• [GOAL]
Copy all lines below containing "chart".

• [SUPPLIED ENTRIES]
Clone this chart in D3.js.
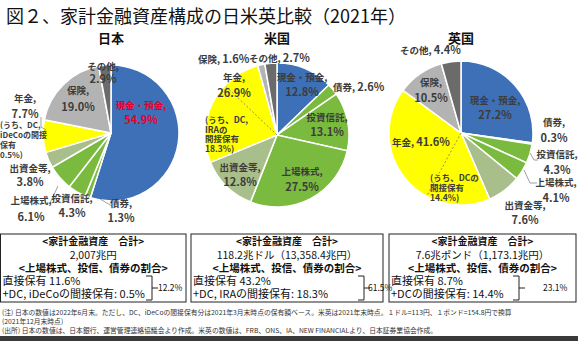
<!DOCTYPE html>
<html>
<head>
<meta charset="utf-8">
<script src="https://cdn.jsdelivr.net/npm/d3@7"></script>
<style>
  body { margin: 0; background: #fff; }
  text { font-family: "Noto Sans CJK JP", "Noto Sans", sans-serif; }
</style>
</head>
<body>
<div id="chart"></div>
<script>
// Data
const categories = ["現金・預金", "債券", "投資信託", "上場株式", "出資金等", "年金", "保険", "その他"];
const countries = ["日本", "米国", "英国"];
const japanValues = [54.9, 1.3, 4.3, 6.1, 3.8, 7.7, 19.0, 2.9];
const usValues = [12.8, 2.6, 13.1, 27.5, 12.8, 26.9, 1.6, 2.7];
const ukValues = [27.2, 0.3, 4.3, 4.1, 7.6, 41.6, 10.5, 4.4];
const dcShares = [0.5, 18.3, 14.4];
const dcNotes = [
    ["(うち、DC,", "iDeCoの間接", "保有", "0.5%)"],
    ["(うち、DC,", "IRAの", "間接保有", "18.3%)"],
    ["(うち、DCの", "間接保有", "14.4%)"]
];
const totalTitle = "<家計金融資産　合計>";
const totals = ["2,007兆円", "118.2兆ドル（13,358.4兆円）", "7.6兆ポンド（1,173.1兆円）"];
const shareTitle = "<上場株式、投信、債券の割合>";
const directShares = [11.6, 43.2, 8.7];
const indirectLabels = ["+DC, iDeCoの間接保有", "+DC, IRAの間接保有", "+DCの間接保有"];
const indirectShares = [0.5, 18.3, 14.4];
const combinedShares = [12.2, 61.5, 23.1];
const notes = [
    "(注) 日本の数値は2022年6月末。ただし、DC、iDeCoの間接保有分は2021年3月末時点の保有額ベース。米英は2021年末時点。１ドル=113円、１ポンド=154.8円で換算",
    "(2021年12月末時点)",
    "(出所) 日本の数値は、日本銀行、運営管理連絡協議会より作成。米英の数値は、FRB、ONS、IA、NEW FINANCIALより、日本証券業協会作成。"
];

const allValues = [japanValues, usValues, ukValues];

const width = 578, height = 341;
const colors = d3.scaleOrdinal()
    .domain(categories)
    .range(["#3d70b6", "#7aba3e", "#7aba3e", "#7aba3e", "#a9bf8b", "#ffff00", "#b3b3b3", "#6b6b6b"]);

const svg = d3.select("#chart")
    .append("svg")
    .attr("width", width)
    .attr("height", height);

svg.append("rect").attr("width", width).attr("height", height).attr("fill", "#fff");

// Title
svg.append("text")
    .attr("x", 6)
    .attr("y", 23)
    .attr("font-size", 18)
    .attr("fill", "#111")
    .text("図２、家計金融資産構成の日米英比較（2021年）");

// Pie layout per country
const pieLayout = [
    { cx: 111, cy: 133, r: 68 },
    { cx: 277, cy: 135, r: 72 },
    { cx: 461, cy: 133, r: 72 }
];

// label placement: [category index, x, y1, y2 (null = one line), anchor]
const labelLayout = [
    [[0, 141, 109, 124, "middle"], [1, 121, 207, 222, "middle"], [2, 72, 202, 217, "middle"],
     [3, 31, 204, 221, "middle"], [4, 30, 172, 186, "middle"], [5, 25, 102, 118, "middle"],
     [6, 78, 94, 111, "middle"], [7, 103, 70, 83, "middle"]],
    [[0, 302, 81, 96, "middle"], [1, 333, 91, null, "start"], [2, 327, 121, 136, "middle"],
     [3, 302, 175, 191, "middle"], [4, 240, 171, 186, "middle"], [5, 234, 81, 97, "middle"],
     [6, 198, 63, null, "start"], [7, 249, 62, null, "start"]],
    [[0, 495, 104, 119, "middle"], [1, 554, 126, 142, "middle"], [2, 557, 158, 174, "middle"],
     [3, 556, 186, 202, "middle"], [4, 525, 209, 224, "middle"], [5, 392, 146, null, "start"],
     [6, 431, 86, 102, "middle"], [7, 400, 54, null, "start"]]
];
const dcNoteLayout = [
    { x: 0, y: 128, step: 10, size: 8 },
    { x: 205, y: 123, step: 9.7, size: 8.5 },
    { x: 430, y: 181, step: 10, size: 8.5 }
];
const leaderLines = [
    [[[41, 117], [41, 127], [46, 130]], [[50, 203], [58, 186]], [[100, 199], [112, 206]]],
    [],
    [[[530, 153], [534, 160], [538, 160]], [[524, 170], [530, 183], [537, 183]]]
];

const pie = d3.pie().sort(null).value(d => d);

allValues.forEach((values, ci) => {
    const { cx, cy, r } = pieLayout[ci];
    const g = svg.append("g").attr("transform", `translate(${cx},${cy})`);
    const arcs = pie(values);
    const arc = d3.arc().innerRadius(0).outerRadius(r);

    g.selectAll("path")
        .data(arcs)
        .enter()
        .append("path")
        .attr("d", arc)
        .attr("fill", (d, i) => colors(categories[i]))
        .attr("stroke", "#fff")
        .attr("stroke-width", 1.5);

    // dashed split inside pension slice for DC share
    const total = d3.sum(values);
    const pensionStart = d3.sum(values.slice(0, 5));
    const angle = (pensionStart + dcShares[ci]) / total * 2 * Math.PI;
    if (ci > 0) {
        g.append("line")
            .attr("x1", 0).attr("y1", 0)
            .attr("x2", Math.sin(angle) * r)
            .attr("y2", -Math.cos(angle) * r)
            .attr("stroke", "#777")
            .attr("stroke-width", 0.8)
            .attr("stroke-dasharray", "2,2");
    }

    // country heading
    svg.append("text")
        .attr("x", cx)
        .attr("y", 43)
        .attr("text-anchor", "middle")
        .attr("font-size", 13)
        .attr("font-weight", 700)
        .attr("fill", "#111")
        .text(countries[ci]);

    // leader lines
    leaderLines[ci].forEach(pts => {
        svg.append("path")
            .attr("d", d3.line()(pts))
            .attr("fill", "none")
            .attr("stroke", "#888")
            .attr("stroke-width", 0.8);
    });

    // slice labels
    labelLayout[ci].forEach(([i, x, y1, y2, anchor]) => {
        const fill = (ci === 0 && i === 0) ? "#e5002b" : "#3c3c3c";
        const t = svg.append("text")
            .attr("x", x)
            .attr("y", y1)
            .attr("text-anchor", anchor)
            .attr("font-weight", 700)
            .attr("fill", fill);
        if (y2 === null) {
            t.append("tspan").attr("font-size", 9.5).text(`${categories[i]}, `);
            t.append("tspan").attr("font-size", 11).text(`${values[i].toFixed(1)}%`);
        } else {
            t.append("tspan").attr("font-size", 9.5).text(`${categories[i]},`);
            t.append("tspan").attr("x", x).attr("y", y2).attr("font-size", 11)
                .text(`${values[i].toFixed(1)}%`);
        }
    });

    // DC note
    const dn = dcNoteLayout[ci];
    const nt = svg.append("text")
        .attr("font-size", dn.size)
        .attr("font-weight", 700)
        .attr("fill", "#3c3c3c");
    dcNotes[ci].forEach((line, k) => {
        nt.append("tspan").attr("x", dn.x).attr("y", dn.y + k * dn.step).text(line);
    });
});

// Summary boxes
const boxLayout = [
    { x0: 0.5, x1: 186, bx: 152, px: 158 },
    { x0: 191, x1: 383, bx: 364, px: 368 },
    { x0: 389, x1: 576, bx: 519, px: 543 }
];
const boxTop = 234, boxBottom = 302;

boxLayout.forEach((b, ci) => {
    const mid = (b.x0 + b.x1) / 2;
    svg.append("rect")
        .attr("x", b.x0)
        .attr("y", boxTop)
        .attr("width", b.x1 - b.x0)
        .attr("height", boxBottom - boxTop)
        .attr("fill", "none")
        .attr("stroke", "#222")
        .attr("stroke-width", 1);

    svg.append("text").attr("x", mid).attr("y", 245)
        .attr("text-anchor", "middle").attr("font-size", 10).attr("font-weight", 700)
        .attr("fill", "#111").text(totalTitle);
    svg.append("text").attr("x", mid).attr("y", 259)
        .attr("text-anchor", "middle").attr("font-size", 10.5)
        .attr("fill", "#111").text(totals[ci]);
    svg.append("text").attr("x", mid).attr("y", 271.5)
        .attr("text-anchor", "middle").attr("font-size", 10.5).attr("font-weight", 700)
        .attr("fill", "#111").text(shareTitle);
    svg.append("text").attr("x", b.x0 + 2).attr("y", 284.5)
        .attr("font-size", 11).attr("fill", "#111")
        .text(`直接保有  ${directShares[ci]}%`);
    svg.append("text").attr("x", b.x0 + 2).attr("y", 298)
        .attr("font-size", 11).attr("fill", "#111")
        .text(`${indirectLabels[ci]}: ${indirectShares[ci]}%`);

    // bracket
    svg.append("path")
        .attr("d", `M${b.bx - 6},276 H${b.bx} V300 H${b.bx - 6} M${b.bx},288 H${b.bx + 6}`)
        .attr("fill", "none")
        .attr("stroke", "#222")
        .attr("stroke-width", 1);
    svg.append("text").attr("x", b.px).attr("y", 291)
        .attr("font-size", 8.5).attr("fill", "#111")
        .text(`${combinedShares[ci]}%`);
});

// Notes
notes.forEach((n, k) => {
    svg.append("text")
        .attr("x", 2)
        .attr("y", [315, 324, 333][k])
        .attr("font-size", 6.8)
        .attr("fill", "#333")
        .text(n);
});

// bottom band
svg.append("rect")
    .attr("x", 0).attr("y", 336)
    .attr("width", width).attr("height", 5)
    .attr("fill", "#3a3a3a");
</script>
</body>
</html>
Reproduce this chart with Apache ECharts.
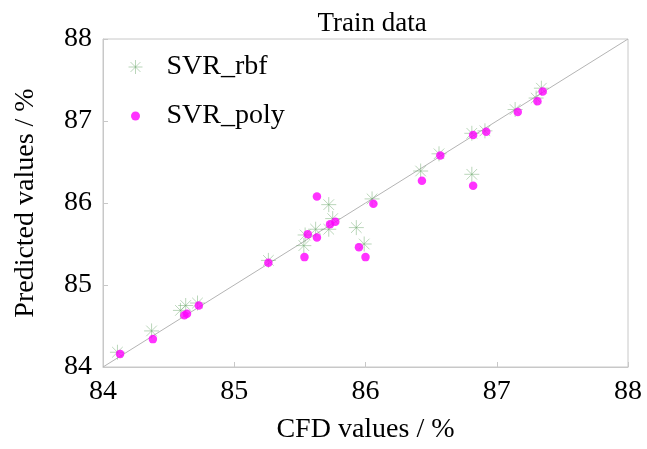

• [SOLUTION TO THIS TASK]
Clone this chart in D3.js.
<div id="chart"></div>
const svg = d3.select("#chart")
Reproduce this chart with Apache ECharts.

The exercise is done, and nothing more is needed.